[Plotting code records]
◆ ◆ ◆ ◆ ◆

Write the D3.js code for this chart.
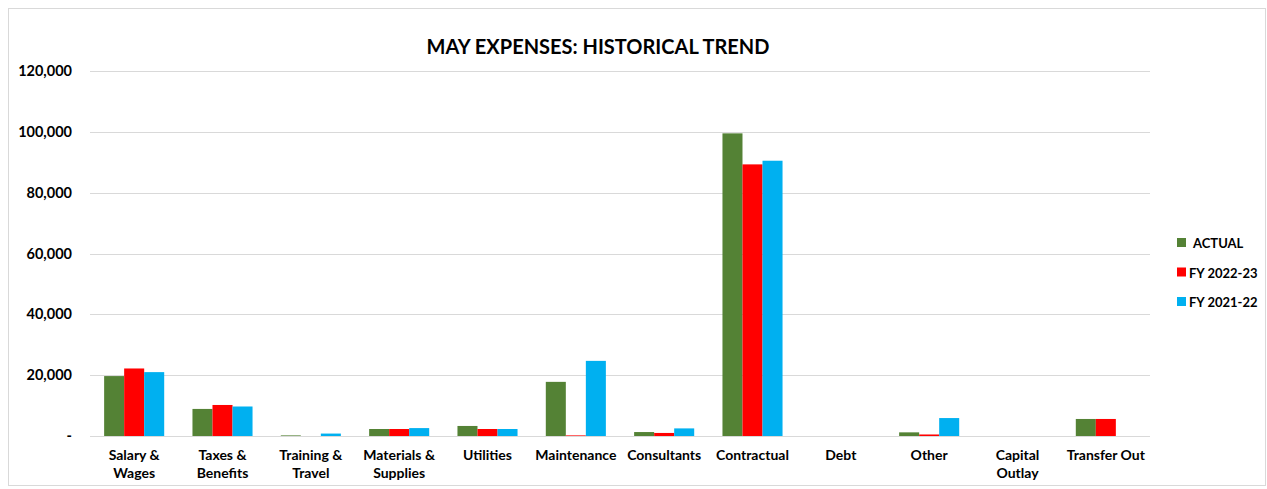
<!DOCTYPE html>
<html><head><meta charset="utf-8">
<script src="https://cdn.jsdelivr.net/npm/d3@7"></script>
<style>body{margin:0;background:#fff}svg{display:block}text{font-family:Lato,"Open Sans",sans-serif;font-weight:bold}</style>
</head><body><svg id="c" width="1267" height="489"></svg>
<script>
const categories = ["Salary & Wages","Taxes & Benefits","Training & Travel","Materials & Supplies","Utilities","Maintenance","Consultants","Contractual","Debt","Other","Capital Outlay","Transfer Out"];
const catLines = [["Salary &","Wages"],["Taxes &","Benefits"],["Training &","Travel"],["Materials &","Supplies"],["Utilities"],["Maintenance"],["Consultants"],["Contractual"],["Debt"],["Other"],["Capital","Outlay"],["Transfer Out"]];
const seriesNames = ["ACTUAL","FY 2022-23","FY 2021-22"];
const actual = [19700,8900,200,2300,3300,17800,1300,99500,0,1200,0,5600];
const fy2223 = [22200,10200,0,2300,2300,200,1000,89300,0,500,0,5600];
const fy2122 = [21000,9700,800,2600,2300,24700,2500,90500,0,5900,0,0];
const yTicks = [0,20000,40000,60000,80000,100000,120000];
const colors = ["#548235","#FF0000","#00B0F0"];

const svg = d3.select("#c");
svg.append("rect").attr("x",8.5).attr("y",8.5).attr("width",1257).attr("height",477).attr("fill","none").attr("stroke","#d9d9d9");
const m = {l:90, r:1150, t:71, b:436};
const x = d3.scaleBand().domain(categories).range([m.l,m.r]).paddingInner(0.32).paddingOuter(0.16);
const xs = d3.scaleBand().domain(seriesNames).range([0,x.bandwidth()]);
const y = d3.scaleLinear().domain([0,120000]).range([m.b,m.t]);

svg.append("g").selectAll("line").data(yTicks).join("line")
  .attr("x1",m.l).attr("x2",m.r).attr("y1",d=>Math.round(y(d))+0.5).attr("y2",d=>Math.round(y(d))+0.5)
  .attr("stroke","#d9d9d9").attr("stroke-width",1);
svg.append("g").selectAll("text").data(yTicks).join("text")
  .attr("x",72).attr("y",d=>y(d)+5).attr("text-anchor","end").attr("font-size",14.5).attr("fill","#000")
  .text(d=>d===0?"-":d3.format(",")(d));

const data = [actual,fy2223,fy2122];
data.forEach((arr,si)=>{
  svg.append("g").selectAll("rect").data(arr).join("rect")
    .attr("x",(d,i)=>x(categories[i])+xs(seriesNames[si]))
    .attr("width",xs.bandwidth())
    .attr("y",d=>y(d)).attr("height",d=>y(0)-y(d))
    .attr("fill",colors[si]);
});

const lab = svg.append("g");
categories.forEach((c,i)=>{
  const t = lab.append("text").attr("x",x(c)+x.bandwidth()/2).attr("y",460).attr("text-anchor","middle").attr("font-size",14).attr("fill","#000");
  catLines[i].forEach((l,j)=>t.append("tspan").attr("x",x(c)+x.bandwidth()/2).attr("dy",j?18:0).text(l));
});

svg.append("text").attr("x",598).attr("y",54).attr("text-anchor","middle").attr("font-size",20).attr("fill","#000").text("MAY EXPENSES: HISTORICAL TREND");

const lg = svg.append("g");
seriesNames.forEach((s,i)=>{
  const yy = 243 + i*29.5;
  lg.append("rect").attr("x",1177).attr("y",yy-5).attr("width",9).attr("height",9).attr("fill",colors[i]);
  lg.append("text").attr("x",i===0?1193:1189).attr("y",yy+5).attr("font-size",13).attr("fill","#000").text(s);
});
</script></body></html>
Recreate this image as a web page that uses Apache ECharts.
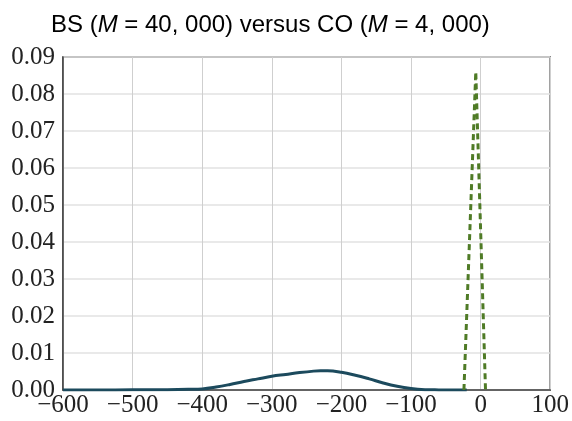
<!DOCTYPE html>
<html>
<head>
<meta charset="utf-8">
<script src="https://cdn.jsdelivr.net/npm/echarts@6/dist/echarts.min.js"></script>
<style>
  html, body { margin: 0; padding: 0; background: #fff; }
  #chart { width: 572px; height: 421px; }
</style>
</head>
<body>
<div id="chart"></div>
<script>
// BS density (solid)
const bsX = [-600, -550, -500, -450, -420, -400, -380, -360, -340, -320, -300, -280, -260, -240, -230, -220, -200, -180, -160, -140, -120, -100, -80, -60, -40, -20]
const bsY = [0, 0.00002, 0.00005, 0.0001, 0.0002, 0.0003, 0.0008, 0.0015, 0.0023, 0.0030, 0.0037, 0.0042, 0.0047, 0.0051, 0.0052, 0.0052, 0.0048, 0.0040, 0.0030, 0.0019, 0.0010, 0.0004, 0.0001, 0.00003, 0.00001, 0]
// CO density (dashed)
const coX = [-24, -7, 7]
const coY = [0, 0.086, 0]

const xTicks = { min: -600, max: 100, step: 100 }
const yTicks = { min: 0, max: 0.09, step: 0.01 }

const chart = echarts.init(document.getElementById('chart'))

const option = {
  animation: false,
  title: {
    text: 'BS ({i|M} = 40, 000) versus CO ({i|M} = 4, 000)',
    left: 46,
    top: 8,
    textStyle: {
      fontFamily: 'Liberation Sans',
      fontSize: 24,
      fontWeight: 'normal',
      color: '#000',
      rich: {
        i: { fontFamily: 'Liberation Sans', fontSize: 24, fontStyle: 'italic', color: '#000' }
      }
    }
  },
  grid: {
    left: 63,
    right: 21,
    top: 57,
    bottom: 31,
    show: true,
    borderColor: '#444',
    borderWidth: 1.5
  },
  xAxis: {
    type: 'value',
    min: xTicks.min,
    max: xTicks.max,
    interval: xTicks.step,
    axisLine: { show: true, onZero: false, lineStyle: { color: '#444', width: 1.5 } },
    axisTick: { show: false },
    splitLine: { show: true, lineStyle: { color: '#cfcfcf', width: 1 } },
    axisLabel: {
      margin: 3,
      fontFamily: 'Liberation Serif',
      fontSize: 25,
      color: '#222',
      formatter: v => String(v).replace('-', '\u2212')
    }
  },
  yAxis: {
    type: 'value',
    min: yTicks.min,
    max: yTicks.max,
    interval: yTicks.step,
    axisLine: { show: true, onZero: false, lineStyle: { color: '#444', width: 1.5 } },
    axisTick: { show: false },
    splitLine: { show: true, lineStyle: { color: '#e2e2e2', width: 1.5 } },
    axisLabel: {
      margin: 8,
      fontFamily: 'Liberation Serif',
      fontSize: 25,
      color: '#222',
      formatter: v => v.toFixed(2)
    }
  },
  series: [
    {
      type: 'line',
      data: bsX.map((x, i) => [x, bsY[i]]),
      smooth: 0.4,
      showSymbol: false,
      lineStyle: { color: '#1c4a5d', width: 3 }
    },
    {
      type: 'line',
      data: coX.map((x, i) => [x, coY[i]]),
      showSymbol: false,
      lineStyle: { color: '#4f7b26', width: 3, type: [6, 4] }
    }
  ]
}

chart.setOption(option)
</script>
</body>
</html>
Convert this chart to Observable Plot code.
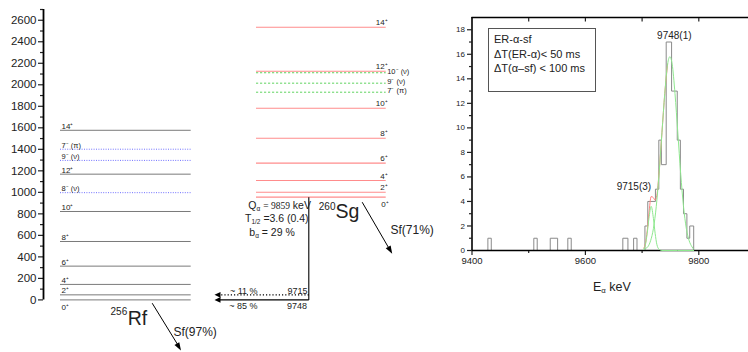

◆ ◆ ◆ ◆ ◆

WHAT IS REQUIRED:
Give the material again exactly as it is, but keep the pictures out.

RESULT:
Write the D3.js code for this chart.
<!DOCTYPE html>
<html><head><meta charset="utf-8">
<script src="https://cdn.jsdelivr.net/npm/d3@7"></script>
<style>body{margin:0;background:#fff}svg{display:block}text{font-family:Lato,"Open Sans",sans-serif;font-weight:bold}</style>
</head><body><svg id="c" width="1267" height="489"></svg>
<script>
const categories = ["Salary & Wages","Taxes & Benefits","Training & Travel","Materials & Supplies","Utilities","Maintenance","Consultants","Contractual","Debt","Other","Capital Outlay","Transfer Out"];
const catLines = [["Salary &","Wages"],["Taxes &","Benefits"],["Training &","Travel"],["Materials &","Supplies"],["Utilities"],["Maintenance"],["Consultants"],["Contractual"],["Debt"],["Other"],["Capital","Outlay"],["Transfer Out"]];
const seriesNames = ["ACTUAL","FY 2022-23","FY 2021-22"];
const actual = [19700,8900,200,2300,3300,17800,1300,99500,0,1200,0,5600];
const fy2223 = [22200,10200,0,2300,2300,200,1000,89300,0,500,0,5600];
const fy2122 = [21000,9700,800,2600,2300,24700,2500,90500,0,5900,0,0];
const yTicks = [0,20000,40000,60000,80000,100000,120000];
const colors = ["#548235","#FF0000","#00B0F0"];

const svg = d3.select("#c");
svg.append("rect").attr("x",8.5).attr("y",8.5).attr("width",1257).attr("height",477).attr("fill","none").attr("stroke","#d9d9d9");
const m = {l:90, r:1150, t:71, b:436};
const x = d3.scaleBand().domain(categories).range([m.l,m.r]).paddingInner(0.32).paddingOuter(0.16);
const xs = d3.scaleBand().domain(seriesNames).range([0,x.bandwidth()]);
const y = d3.scaleLinear().domain([0,120000]).range([m.b,m.t]);

svg.append("g").selectAll("line").data(yTicks).join("line")
  .attr("x1",m.l).attr("x2",m.r).attr("y1",d=>Math.round(y(d))+0.5).attr("y2",d=>Math.round(y(d))+0.5)
  .attr("stroke","#d9d9d9").attr("stroke-width",1);
svg.append("g").selectAll("text").data(yTicks).join("text")
  .attr("x",72).attr("y",d=>y(d)+5).attr("text-anchor","end").attr("font-size",14.5).attr("fill","#000")
  .text(d=>d===0?"-":d3.format(",")(d));

const data = [actual,fy2223,fy2122];
data.forEach((arr,si)=>{
  svg.append("g").selectAll("rect").data(arr).join("rect")
    .attr("x",(d,i)=>x(categories[i])+xs(seriesNames[si]))
    .attr("width",xs.bandwidth())
    .attr("y",d=>y(d)).attr("height",d=>y(0)-y(d))
    .attr("fill",colors[si]);
});

const lab = svg.append("g");
categories.forEach((c,i)=>{
  const t = lab.append("text").attr("x",x(c)+x.bandwidth()/2).attr("y",460).attr("text-anchor","middle").attr("font-size",14).attr("fill","#000");
  catLines[i].forEach((l,j)=>t.append("tspan").attr("x",x(c)+x.bandwidth()/2).attr("dy",j?18:0).text(l));
});

svg.append("text").attr("x",598).attr("y",54).attr("text-anchor","middle").attr("font-size",20).attr("fill","#000").text("MAY EXPENSES: HISTORICAL TREND");

const lg = svg.append("g");
seriesNames.forEach((s,i)=>{
  const yy = 243 + i*29.5;
  lg.append("rect").attr("x",1177).attr("y",yy-5).attr("width",9).attr("height",9).attr("fill",colors[i]);
  lg.append("text").attr("x",i===0?1193:1189).attr("y",yy+5).attr("font-size",13).attr("fill","#000").text(s);
});
</script></body></html>
Recreate this image as a web page that uses Apache ECharts.
<!DOCTYPE html>
<html>
<head>
<meta charset="utf-8">
<script src="https://cdn.jsdelivr.net/npm/echarts@6/dist/echarts.min.js"></script>
<style>
  html, body { margin: 0; padding: 0; background: #fff; }
  #chart { width: 572px; height: 421px; }
</style>
</head>
<body>
<div id="chart"></div>
<script>
// BS density (solid)
const bsX = [-600, -550, -500, -450, -420, -400, -380, -360, -340, -320, -300, -280, -260, -240, -230, -220, -200, -180, -160, -140, -120, -100, -80, -60, -40, -20]
const bsY = [0, 0.00002, 0.00005, 0.0001, 0.0002, 0.0003, 0.0008, 0.0015, 0.0023, 0.0030, 0.0037, 0.0042, 0.0047, 0.0051, 0.0052, 0.0052, 0.0048, 0.0040, 0.0030, 0.0019, 0.0010, 0.0004, 0.0001, 0.00003, 0.00001, 0]
// CO density (dashed)
const coX = [-24, -7, 7]
const coY = [0, 0.086, 0]

const xTicks = { min: -600, max: 100, step: 100 }
const yTicks = { min: 0, max: 0.09, step: 0.01 }

const chart = echarts.init(document.getElementById('chart'))

const option = {
  animation: false,
  title: {
    text: 'BS ({i|M} = 40, 000) versus CO ({i|M} = 4, 000)',
    left: 46,
    top: 8,
    textStyle: {
      fontFamily: 'Liberation Sans',
      fontSize: 24,
      fontWeight: 'normal',
      color: '#000',
      rich: {
        i: { fontFamily: 'Liberation Sans', fontSize: 24, fontStyle: 'italic', color: '#000' }
      }
    }
  },
  grid: {
    left: 63,
    right: 21,
    top: 57,
    bottom: 31,
    show: true,
    borderColor: '#444',
    borderWidth: 1.5
  },
  xAxis: {
    type: 'value',
    min: xTicks.min,
    max: xTicks.max,
    interval: xTicks.step,
    axisLine: { show: true, onZero: false, lineStyle: { color: '#444', width: 1.5 } },
    axisTick: { show: false },
    splitLine: { show: true, lineStyle: { color: '#cfcfcf', width: 1 } },
    axisLabel: {
      margin: 3,
      fontFamily: 'Liberation Serif',
      fontSize: 25,
      color: '#222',
      formatter: v => String(v).replace('-', '\u2212')
    }
  },
  yAxis: {
    type: 'value',
    min: yTicks.min,
    max: yTicks.max,
    interval: yTicks.step,
    axisLine: { show: true, onZero: false, lineStyle: { color: '#444', width: 1.5 } },
    axisTick: { show: false },
    splitLine: { show: true, lineStyle: { color: '#e2e2e2', width: 1.5 } },
    axisLabel: {
      margin: 8,
      fontFamily: 'Liberation Serif',
      fontSize: 25,
      color: '#222',
      formatter: v => v.toFixed(2)
    }
  },
  series: [
    {
      type: 'line',
      data: bsX.map((x, i) => [x, bsY[i]]),
      smooth: 0.4,
      showSymbol: false,
      lineStyle: { color: '#1c4a5d', width: 3 }
    },
    {
      type: 'line',
      data: coX.map((x, i) => [x, coY[i]]),
      showSymbol: false,
      lineStyle: { color: '#4f7b26', width: 3, type: [6, 4] }
    }
  ]
}

chart.setOption(option)
</script>
</body>
</html>
Convert this chart to Observable Plot code.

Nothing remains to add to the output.